By Steven Johnson
Anyone who was around for the early days of the World Wide Web, before the Netscape IPO and the dotcom boom, knows that there was a strange quality to the medium back then – in many ways the exact opposite of the way the Web works today. It was oddly devoid of people. Tim Berners-Lee had conjured up a radically new way of organizing information through the core innovations of hypertext and URLs, which created a standardized way of pointing to the location of documents. But almost every Web page you found yourself on back in those frontier days was frozen in the form that its author had originally intended. The words on the screen couldn’t adapt to your presence and your interests as you browsed. Interacting with other humans and having conversations – all that was still what you did with email or USENET or dial-up bulletin boards like The Well. The original Web was more like a magic library, filled with pages that could connect to other pages through miraculous wormholes of links. But the pages themselves were fixed, and everyone browsed alone.
One of the first signs that the Web might eventually escape those confines arrived in the last months of 1994, with the release of an intriguing (albeit bare-bones) prototype called HOMR, short for the Helpful Online Music Recommendation service.

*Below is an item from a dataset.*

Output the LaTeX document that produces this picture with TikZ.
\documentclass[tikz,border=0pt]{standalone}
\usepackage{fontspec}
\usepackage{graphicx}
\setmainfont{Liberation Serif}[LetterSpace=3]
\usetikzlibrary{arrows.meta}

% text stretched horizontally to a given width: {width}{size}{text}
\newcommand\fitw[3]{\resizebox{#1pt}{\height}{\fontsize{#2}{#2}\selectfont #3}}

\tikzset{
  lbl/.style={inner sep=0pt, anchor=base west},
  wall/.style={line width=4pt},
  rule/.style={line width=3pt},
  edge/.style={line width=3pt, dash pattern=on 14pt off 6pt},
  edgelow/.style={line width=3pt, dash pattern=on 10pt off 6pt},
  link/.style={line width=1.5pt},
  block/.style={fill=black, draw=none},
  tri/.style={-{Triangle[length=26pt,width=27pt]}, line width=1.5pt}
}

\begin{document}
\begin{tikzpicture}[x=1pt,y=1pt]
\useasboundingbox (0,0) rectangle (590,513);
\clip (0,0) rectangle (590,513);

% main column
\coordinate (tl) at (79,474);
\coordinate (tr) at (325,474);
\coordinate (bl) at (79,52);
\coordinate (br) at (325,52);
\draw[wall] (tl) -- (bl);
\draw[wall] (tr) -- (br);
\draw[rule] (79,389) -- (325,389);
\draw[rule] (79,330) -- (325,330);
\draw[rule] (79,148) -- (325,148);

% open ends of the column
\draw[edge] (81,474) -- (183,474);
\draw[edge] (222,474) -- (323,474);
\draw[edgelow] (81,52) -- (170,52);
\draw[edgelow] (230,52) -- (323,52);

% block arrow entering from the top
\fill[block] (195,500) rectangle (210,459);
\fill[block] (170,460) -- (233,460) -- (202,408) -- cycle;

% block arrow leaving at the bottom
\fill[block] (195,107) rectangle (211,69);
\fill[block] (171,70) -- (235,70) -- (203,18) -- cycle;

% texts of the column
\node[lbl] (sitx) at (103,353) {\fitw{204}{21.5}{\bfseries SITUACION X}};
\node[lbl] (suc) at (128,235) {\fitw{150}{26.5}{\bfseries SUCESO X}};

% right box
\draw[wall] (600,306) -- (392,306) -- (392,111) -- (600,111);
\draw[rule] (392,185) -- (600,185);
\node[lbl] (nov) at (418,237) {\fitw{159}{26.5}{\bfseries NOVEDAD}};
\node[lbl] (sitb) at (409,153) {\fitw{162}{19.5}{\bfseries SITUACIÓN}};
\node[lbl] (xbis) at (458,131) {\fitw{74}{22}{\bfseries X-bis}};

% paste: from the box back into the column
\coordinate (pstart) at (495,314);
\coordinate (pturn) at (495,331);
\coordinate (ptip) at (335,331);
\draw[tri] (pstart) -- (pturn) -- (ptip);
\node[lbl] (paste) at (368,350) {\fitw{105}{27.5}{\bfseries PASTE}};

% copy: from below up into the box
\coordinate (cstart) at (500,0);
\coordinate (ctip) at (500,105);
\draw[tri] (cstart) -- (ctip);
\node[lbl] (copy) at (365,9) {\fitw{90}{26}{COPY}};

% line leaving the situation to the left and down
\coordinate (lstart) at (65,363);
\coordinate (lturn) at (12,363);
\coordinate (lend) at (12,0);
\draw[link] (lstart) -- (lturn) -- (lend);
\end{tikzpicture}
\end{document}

HOMR was one of a number of related projects that emerged in the early-to-mid-90s out of the MIT lab of the Belgian-born computer scientist Pattie Maes, projects that eventually culminated in a company that Maes co-founded, called Firefly. HOMR pulled off a trick that was genuinely unprecedented at the time: it could make surprisingly sophisticated recommendations of music that you might like. It seemed to be capable of learning something about you as an individual. Unlike just about everything else on the Web back then, HOMR’s pages were not one-size-fits all. They suggested, perhaps for the first time, that this medium was capable of conveying personalized information. Firefly would then take that advance to the next level: not just recommending music, but actually connecting you to other people who shared your tastes.
Maes called the underlying approach “collaborative filtering”, but looking back on it with more than two decades’ worth of hindsight, it’s clear that what we were experiencing with HOMR and Firefly was the very beginnings of a new kind of software platform that would change the world in the coming decades, for better and for worse: social networks.